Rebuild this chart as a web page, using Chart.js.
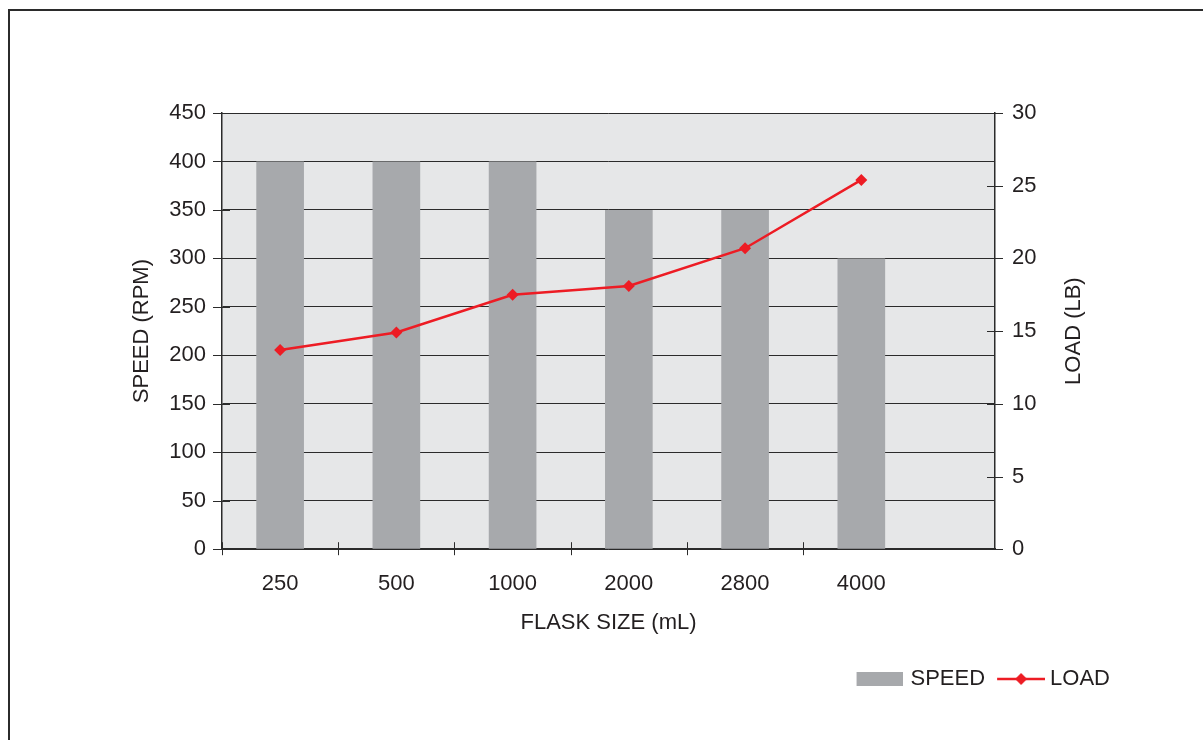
<!DOCTYPE html>
<html>
<head>
<meta charset="utf-8">
<script src="https://cdn.jsdelivr.net/npm/chart.js@4/dist/chart.umd.min.js"></script>
<style>
  html, body { margin: 0; padding: 0; background: #fff; overflow: hidden; }
  #frame { position: absolute; left: 8px; top: 9px; width: 1300px; height: 800px; border: 2px solid #2b2b2b; }
  #wrap { position: absolute; left: 0; top: 0; width: 1203px; height: 740px; }
</style>
</head>
<body>
<div id="frame"></div>
<div id="wrap"><canvas id="chart" width="1203" height="740"></canvas></div>
<script>
// data
const flaskSizes = ['250', '500', '1000', '2000', '2800', '4000'];
const speedRpm = [400, 400, 400, 350, 350, 300];
const loadLb = [13.7, 14.9, 17.5, 18.1, 20.7, 25.4];
const speedAxis = [0, 450, 50];   // min, max, step
const loadAxis = [0, 30, 5];

const BAR = '#a7a9ac';
const RED = '#ed1c24';
const INK = '#231f20';
const FONT = '"Liberation Sans", Arial, Helvetica, sans-serif';

function makeIcon(w, h, draw) {
  const c = document.createElement('canvas');
  c.width = w; c.height = h;
  draw(c.getContext('2d'), w, h);
  return c;
}
// legend swatches (canvas is centred on the legend box)
const barIcon = makeIcon(52, 14, (g, w, h) => { g.fillStyle = BAR; g.fillRect(6, 0, 46, h); });
const lineIcon = makeIcon(58, 14, (g, w, h) => {
  g.strokeStyle = RED; g.lineWidth = 2.5;
  g.beginPath(); g.moveTo(10, h / 2); g.lineTo(58, h / 2); g.stroke();
  g.fillStyle = RED;
  const cx = 34, cy = h / 2;
  g.beginPath();
  g.moveTo(cx, cy - 6); g.lineTo(cx + 6, cy); g.lineTo(cx, cy + 6); g.lineTo(cx - 6, cy);
  g.closePath(); g.fill();
});

// plot background
const plotBg = {
  id: 'plotBg',
  beforeDraw(chart) {
    const a = chart.chartArea, ctx = chart.ctx;
    ctx.save();
    ctx.fillStyle = '#e6e7e8';
    ctx.fillRect(a.left, a.top, a.right - a.left, a.bottom - a.top);
    ctx.restore();
  }
};

// tick marks that cross the axis lines + right title read bottom-to-top
const crossTicks = {
  id: 'crossTicks',
  afterDraw(chart) {
    const ctx = chart.ctx, s = chart.scales, a = chart.chartArea;
    ctx.save();
    ctx.strokeStyle = '#2b2b2b';
    ctx.lineWidth = 1;
    const left = a.left, right = a.right, bottom = a.bottom;
    for (let v = speedAxis[0]; v <= speedAxis[1]; v += speedAxis[2]) {
      const y = Math.round(s.y.getPixelForValue(v)) + 0.5;
      ctx.beginPath(); ctx.moveTo(left - 9, y); ctx.lineTo(left + 8, y); ctx.stroke();
    }
    for (let v = loadAxis[0]; v <= loadAxis[1]; v += loadAxis[2]) {
      const y = Math.round(s.y1.getPixelForValue(v)) + 0.5;
      ctx.beginPath(); ctx.moveTo(right - 8, y); ctx.lineTo(right + 8, y); ctx.stroke();
    }
    for (let i = 0; i < flaskSizes.length; i++) {
      const x = Math.round(s.x.getPixelForValue(i - 0.5)) + 0.5;
      ctx.beginPath(); ctx.moveTo(x, bottom - 7); ctx.lineTo(x, bottom + 6); ctx.stroke();
    }
    ctx.translate(s.y1.left + 79, (a.top + a.bottom) / 2);
    ctx.rotate(-Math.PI / 2);
    ctx.fillStyle = INK;
    ctx.font = '22px ' + FONT;
    ctx.textAlign = 'center';
    ctx.textBaseline = 'middle';
    ctx.fillText('LOAD (LB)', 0, 0);
    ctx.restore();
  }
};

new Chart(document.getElementById('chart'), {
  data: {
    datasets: [
      {
        type: 'bar',
        label: 'SPEED',
        data: speedRpm.map((v, i) => ({ x: i, y: v })),
        backgroundColor: BAR,
        categoryPercentage: 1,
        barPercentage: 0.41,
        yAxisID: 'y',
        order: 1
      },
      {
        type: 'line',
        label: 'LOAD',
        data: loadLb.map((v, i) => ({ x: i, y: v })),
        borderColor: RED,
        backgroundColor: RED,
        borderWidth: 2.5,
        pointStyle: 'rectRot',
        pointRadius: 6,
        pointBorderWidth: 0,
        tension: 0,
        yAxisID: 'y1',
        order: 0
      }
    ]
  },
  options: {
    responsive: false,
    animation: false,
    layout: { padding: { left: 125, right: 85, top: 113, bottom: 40 } },
    scales: {
      x: {
        type: 'linear',
        offset: false,
        min: -0.5,
        max: 6.15,
        afterBuildTicks: (axis) => { axis.ticks = flaskSizes.map((_, i) => ({ value: i })); },
        ticks: {
          callback: (v) => flaskSizes[v],
          color: INK,
          font: { family: FONT, size: 22 },
          padding: 22,
          maxRotation: 0,
          autoSkip: false
        },
        grid: { display: false, drawTicks: false, offset: false },
        border: { display: true, color: '#2b2b2b', width: 1.5 },
        title: { display: true, text: 'FLASK SIZE (mL)', color: INK, font: { family: FONT, size: 22 }, padding: { top: -10, bottom: 24 } }
      },
      y: {
        position: 'left',
        min: speedAxis[0],
        max: speedAxis[1],
        afterFit: (scale) => { scale.width = 97; },
        ticks: { stepSize: speedAxis[2], color: INK, font: { family: FONT, size: 22 }, padding: 16 },
        grid: { color: '#2b2b2b', lineWidth: 1, drawTicks: false },
        border: { display: true, color: '#2b2b2b', width: 1.5 },
        title: { display: true, text: 'SPEED (RPM)', color: INK, font: { family: FONT, size: 22 }, padding: { top: 4, bottom: 0 } }
      },
      y1: {
        position: 'right',
        min: loadAxis[0],
        max: loadAxis[1],
        afterFit: (scale) => { scale.width = 123; },
        ticks: { stepSize: loadAxis[2], color: INK, font: { family: FONT, size: 22 }, padding: 17 },
        grid: { drawOnChartArea: false, drawTicks: false },
        border: { display: true, color: '#2b2b2b', width: 1.5 }
      }
    },
    plugins: {
      legend: {
        position: 'bottom',
        align: 'end',
        labels: {
          usePointStyle: true,
          pointStyleWidth: 46,
          color: INK,
          font: { family: FONT, size: 22 },
          padding: 8,
          generateLabels: (chart) => {
            const items = Chart.defaults.plugins.legend.labels.generateLabels(chart);
            items.sort((a, b) => a.datasetIndex - b.datasetIndex);
            items.forEach(it => { it.pointStyle = it.datasetIndex === 0 ? barIcon : lineIcon; });
            return items;
          }
        }
      },
      tooltip: { enabled: false }
    }
  },
  plugins: [plotBg, crossTicks]
});
</script>
</body>
</html>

Exercise goal:
Copy each line in full and exactly, omitting any picture.

Correct output:
Rebuild this chart as a web page, using Chart.js.
<!DOCTYPE html>
<html>
<head>
<meta charset="utf-8">
<script src="https://cdn.jsdelivr.net/npm/chart.js@4/dist/chart.umd.min.js"></script>
<style>
  html, body { margin: 0; padding: 0; background: #fff; overflow: hidden; }
  #frame { position: absolute; left: 8px; top: 9px; width: 1300px; height: 800px; border: 2px solid #2b2b2b; }
  #wrap { position: absolute; left: 0; top: 0; width: 1203px; height: 740px; }
</style>
</head>
<body>
<div id="frame"></div>
<div id="wrap"><canvas id="chart" width="1203" height="740"></canvas></div>
<script>
// data
const flaskSizes = ['250', '500', '1000', '2000', '2800', '4000'];
const speedRpm = [400, 400, 400, 350, 350, 300];
const loadLb = [13.7, 14.9, 17.5, 18.1, 20.7, 25.4];
const speedAxis = [0, 450, 50];   // min, max, step
const loadAxis = [0, 30, 5];

const BAR = '#a7a9ac';
const RED = '#ed1c24';
const INK = '#231f20';
const FONT = '"Liberation Sans", Arial, Helvetica, sans-serif';

function makeIcon(w, h, draw) {
  const c = document.createElement('canvas');
  c.width = w; c.height = h;
  draw(c.getContext('2d'), w, h);
  return c;
}
// legend swatches (canvas is centred on the legend box)
const barIcon = makeIcon(52, 14, (g, w, h) => { g.fillStyle = BAR; g.fillRect(6, 0, 46, h); });
const lineIcon = makeIcon(58, 14, (g, w, h) => {
  g.strokeStyle = RED; g.lineWidth = 2.5;
  g.beginPath(); g.moveTo(10, h / 2); g.lineTo(58, h / 2); g.stroke();
  g.fillStyle = RED;
  const cx = 34, cy = h / 2;
  g.beginPath();
  g.moveTo(cx, cy - 6); g.lineTo(cx + 6, cy); g.lineTo(cx, cy + 6); g.lineTo(cx - 6, cy);
  g.closePath(); g.fill();
});

// plot background
const plotBg = {
  id: 'plotBg',
  beforeDraw(chart) {
    const a = chart.chartArea, ctx = chart.ctx;
    ctx.save();
    ctx.fillStyle = '#e6e7e8';
    ctx.fillRect(a.left, a.top, a.right - a.left, a.bottom - a.top);
    ctx.restore();
  }
};

// tick marks that cross the axis lines + right title read bottom-to-top
const crossTicks = {
  id: 'crossTicks',
  afterDraw(chart) {
    const ctx = chart.ctx, s = chart.scales, a = chart.chartArea;
    ctx.save();
    ctx.strokeStyle = '#2b2b2b';
    ctx.lineWidth = 1;
    const left = a.left, right = a.right, bottom = a.bottom;
    for (let v = speedAxis[0]; v <= speedAxis[1]; v += speedAxis[2]) {
      const y = Math.round(s.y.getPixelForValue(v)) + 0.5;
      ctx.beginPath(); ctx.moveTo(left - 9, y); ctx.lineTo(left + 8, y); ctx.stroke();
    }
    for (let v = loadAxis[0]; v <= loadAxis[1]; v += loadAxis[2]) {
      const y = Math.round(s.y1.getPixelForValue(v)) + 0.5;
      ctx.beginPath(); ctx.moveTo(right - 8, y); ctx.lineTo(right + 8, y); ctx.stroke();
    }
    for (let i = 0; i < flaskSizes.length; i++) {
      const x = Math.round(s.x.getPixelForValue(i - 0.5)) + 0.5;
      ctx.beginPath(); ctx.moveTo(x, bottom - 7); ctx.lineTo(x, bottom + 6); ctx.stroke();
    }
    ctx.translate(s.y1.left + 79, (a.top + a.bottom) / 2);
    ctx.rotate(-Math.PI / 2);
    ctx.fillStyle = INK;
    ctx.font = '22px ' + FONT;
    ctx.textAlign = 'center';
    ctx.textBaseline = 'middle';
    ctx.fillText('LOAD (LB)', 0, 0);
    ctx.restore();
  }
};

new Chart(document.getElementById('chart'), {
  data: {
    datasets: [
      {
        type: 'bar',
        label: 'SPEED',
        data: speedRpm.map((v, i) => ({ x: i, y: v })),
        backgroundColor: BAR,
        categoryPercentage: 1,
        barPercentage: 0.41,
        yAxisID: 'y',
        order: 1
      },
      {
        type: 'line',
        label: 'LOAD',
        data: loadLb.map((v, i) => ({ x: i, y: v })),
        borderColor: RED,
        backgroundColor: RED,
        borderWidth: 2.5,
        pointStyle: 'rectRot',
        pointRadius: 6,
        pointBorderWidth: 0,
        tension: 0,
        yAxisID: 'y1',
        order: 0
      }
    ]
  },
  options: {
    responsive: false,
    animation: false,
    layout: { padding: { left: 125, right: 85, top: 113, bottom: 40 } },
    scales: {
      x: {
        type: 'linear',
        offset: false,
        min: -0.5,
        max: 6.15,
        afterBuildTicks: (axis) => { axis.ticks = flaskSizes.map((_, i) => ({ value: i })); },
        ticks: {
          callback: (v) => flaskSizes[v],
          color: INK,
          font: { family: FONT, size: 22 },
          padding: 22,
          maxRotation: 0,
          autoSkip: false
        },
        grid: { display: false, drawTicks: false, offset: false },
        border: { display: true, color: '#2b2b2b', width: 1.5 },
        title: { display: true, text: 'FLASK SIZE (mL)', color: INK, font: { family: FONT, size: 22 }, padding: { top: -10, bottom: 24 } }
      },
      y: {
        position: 'left',
        min: speedAxis[0],
        max: speedAxis[1],
        afterFit: (scale) => { scale.width = 97; },
        ticks: { stepSize: speedAxis[2], color: INK, font: { family: FONT, size: 22 }, padding: 16 },
        grid: { color: '#2b2b2b', lineWidth: 1, drawTicks: false },
        border: { display: true, color: '#2b2b2b', width: 1.5 },
        title: { display: true, text: 'SPEED (RPM)', color: INK, font: { family: FONT, size: 22 }, padding: { top: 4, bottom: 0 } }
      },
      y1: {
        position: 'right',
        min: loadAxis[0],
        max: loadAxis[1],
        afterFit: (scale) => { scale.width = 123; },
        ticks: { stepSize: loadAxis[2], color: INK, font: { family: FONT, size: 22 }, padding: 17 },
        grid: { drawOnChartArea: false, drawTicks: false },
        border: { display: true, color: '#2b2b2b', width: 1.5 }
      }
    },
    plugins: {
      legend: {
        position: 'bottom',
        align: 'end',
        labels: {
          usePointStyle: true,
          pointStyleWidth: 46,
          color: INK,
          font: { family: FONT, size: 22 },
          padding: 8,
          generateLabels: (chart) => {
            const items = Chart.defaults.plugins.legend.labels.generateLabels(chart);
            items.sort((a, b) => a.datasetIndex - b.datasetIndex);
            items.forEach(it => { it.pointStyle = it.datasetIndex === 0 ? barIcon : lineIcon; });
            return items;
          }
        }
      },
      tooltip: { enabled: false }
    }
  },
  plugins: [plotBg, crossTicks]
});
</script>
</body>
</html>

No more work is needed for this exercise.